# [DIRECTIVE]
Quote precisely the run of lines opening with the line containing "Clone this chart in seaborn and matplotlib." and closing with the line containing "import pandas as pd", and nothing else.

--- Start ---

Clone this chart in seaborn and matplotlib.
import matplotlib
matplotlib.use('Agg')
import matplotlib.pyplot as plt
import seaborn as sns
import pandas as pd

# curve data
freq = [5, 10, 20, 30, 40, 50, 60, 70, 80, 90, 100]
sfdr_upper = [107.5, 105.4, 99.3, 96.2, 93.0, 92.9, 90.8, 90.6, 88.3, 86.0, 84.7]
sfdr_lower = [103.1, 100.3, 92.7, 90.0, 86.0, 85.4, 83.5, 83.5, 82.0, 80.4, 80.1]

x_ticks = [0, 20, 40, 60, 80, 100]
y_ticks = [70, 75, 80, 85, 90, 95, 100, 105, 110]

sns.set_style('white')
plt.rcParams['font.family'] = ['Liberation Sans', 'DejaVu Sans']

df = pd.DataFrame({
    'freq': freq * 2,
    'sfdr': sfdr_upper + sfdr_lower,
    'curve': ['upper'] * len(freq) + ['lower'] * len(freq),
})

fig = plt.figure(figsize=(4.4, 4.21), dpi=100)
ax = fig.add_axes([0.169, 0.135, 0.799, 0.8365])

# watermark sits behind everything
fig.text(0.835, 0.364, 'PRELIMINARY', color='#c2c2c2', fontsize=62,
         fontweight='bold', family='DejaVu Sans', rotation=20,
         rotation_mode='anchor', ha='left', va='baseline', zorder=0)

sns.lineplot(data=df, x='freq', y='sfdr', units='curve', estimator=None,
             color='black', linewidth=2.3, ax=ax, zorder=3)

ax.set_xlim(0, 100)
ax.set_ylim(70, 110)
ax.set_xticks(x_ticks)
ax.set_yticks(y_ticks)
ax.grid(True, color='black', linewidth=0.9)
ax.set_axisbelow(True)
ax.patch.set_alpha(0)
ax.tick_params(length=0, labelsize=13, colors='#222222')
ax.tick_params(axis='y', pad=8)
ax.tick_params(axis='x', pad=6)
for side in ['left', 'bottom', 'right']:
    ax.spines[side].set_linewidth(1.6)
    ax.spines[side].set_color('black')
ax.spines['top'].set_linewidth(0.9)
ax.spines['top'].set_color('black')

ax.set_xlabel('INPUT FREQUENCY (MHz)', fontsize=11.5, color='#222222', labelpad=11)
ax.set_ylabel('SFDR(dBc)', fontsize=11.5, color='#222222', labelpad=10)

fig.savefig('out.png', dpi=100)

--- End ---
--- Start ---

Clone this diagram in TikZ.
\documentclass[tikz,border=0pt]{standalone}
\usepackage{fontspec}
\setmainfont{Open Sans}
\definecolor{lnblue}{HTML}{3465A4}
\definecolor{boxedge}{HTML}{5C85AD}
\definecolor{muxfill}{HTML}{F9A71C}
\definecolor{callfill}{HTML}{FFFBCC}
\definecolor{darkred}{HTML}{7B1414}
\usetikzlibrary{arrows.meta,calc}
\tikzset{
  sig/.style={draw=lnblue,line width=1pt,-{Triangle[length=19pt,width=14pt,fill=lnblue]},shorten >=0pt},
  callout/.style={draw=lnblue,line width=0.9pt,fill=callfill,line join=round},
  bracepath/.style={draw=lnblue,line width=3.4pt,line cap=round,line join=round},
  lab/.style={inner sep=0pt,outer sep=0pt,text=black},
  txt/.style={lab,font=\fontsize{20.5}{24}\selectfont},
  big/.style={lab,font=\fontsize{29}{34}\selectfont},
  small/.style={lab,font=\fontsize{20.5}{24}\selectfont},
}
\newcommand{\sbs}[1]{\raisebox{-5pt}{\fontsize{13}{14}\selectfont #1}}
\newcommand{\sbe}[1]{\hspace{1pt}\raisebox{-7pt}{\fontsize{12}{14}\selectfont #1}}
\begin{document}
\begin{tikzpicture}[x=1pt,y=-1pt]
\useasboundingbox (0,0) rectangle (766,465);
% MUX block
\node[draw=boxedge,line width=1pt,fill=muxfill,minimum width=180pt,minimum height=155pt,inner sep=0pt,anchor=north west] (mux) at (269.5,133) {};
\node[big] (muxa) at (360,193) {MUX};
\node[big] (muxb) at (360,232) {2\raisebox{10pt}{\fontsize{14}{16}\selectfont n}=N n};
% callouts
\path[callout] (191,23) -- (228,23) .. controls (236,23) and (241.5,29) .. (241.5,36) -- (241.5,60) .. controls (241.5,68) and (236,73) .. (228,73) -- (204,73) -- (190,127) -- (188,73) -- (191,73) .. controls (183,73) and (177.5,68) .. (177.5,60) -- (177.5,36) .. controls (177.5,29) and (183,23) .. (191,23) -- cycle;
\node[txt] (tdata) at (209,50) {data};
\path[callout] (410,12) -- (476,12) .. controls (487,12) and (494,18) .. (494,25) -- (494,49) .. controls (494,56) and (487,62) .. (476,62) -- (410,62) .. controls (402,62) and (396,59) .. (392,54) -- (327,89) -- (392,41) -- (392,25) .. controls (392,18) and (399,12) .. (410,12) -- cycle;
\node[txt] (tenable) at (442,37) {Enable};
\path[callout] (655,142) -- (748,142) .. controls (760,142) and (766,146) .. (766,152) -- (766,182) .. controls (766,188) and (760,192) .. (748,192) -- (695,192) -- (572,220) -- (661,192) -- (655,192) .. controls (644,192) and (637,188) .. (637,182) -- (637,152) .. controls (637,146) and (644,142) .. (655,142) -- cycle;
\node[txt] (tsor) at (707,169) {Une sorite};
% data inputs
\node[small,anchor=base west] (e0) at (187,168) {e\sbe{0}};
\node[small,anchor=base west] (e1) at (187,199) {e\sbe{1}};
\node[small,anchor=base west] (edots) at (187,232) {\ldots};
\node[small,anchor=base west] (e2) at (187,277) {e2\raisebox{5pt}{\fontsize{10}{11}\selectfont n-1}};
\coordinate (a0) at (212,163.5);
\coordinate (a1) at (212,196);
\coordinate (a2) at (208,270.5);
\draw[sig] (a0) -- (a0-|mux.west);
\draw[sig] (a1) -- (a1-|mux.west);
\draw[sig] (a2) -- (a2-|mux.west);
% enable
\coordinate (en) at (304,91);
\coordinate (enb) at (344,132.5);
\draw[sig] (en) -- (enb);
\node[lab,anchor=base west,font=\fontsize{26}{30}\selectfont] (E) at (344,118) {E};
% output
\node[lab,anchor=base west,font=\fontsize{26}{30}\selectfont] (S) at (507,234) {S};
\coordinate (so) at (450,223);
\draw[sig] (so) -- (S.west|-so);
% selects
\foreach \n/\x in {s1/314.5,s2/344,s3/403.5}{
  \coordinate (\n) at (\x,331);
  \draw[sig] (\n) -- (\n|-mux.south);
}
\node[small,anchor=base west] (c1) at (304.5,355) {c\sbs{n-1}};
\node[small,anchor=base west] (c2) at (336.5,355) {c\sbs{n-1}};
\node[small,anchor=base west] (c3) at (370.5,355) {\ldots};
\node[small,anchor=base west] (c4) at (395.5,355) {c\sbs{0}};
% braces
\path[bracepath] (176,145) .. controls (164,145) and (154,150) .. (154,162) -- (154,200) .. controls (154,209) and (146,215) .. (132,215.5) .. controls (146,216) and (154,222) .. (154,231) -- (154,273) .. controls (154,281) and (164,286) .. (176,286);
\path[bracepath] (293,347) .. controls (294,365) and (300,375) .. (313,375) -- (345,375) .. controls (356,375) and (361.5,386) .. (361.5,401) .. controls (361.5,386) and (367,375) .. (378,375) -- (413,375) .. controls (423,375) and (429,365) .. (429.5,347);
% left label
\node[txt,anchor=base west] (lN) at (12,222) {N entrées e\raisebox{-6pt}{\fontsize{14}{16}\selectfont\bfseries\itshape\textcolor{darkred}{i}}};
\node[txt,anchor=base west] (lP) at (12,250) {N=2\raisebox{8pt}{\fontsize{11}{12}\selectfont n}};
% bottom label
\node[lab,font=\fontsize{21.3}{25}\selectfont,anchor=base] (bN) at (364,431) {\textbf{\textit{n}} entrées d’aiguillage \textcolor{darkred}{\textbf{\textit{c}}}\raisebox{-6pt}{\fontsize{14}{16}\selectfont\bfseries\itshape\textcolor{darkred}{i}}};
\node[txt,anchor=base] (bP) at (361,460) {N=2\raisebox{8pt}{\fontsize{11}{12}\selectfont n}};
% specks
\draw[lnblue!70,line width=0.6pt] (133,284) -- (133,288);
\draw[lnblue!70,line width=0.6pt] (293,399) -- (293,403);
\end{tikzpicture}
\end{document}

--- End ---

# [ANSWER TO THIS EXERCISE]
Clone this chart in seaborn and matplotlib.
import matplotlib
matplotlib.use('Agg')
import matplotlib.pyplot as plt
import seaborn as sns
import pandas as pd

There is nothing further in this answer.